Black History Highlight: 5 Black Doctors Who Changed the Medical Playing Field

Full BHM Virtual Series Lineup…

Happy Black History Month!

Throughout all of February WBLS will be celebrating black excellence with our Future Black Leaders Speaker Series and multi-platform content.

Today we’re kicking off our editorial highlights by saluting 5 African American Doctors who have made history by shaping public health and the medical world. Take a look below at the inspiring achievements from these trailblazing physicians.


Dr. Alexander Augusta

Alexander Augusta, MD. is known as the first black physician appointed director of a U.S. hospital. Alexander Augusta attended Trinity Medical College where he earned his medical degree.
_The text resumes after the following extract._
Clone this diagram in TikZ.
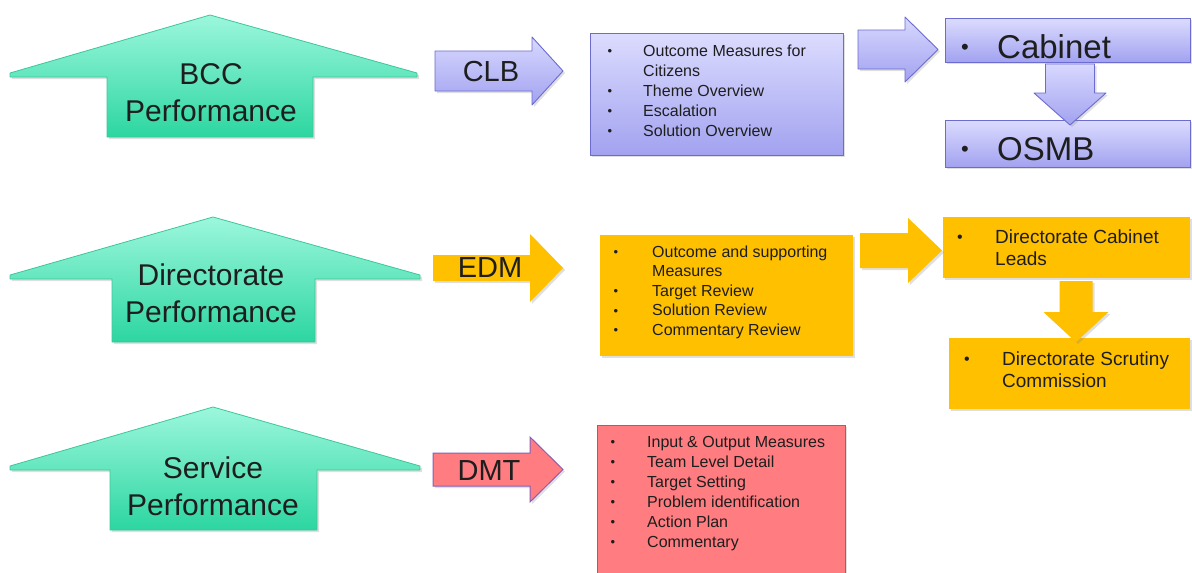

He established a successful medical practice in Canada and he relocated to the U.S. in 1862. After serving timein the Civil War, Dr. Augusta became the first commissioned black surgeon in the U.S. Army. He later became the first black physician to direct a U.S. hospital – Freedman’s Hospital in Washington D.C.He left the hospital to started his private practicenand becaming a professor at Howard University Medical Department in Washington D.C.


Dr. Charles Drew

Charles Drew, MD. was the first physician to use blood plasma to store blood for transfusion. Dr. Charles Drew discovered ways to organize the first large-scale blood bank and how to store blood plasma transfusion in the United States during World War II.  Following the war, Dr. he began developing a blood storage program at the American Red Cross but resigned soon after officials decided to segregate the blood of African Americans. Dr. Drew career propelled as he went on to become the chief surgeon at Freedman’s Hospital in Washington, D.C., and the first black examiner for the American Board of Surgery.


Dr. Patricia Bath

Dr. Patricia E. Bath invented a surgical tool used to treat cataracts, the Laserphaco Probe, in 1986. She is also the first Black American to finish a residency in ophthalmology and the first Black American female doctor to receive a medical patent. Dr. Bath was born in 1942, Harlem, New York and became interested in science after her mother bought her a chemistry set as a young girl. She later went to receive a Bachelor of Arts in chemistry at Hunter College and graduate with honors, from Howard University College of Medicine.


Dr. Lonnie Bristow

Dr. Lonnie Bristow became the American Medical Association’s first Black president, in 1995. Raised in Harlem, New York, Bristow attended Morehouse College in Atlanta Georgia then later joined the U.S. Navy. Growing up he watched his mom work as a nurse practitioner and that’s where he found his love in the medical field. This pushed him to complete medical school and then establish himself an internal medicine practice in San Pablo, California. Dr. Bristow joined the AMA after the ban of racism and allowed black membership. In 1994, he became the first black physician to lead the organization.

 

 


Dr. Robert Boyd

Robert Boyd, MD. was the first President and co-founder of the first professional organization for black physicians. The organization is known as the National Medical Association making it the nation’s largest and oldest organization for black healthcare professionals, physicians and doctors. According to reports, ‘Racial exclusivity and segregation laws at the turn of the 20th century made black physician membership in America’s other professional organizations, such as the American Medical Association, virtually impossible.’ Due to the frustrations and lack of representation, the NMA was founded to serve black medical community. Robert Boyd, MD, of Nashville, Tenn., would later be appointed as the group’s first president in 1895.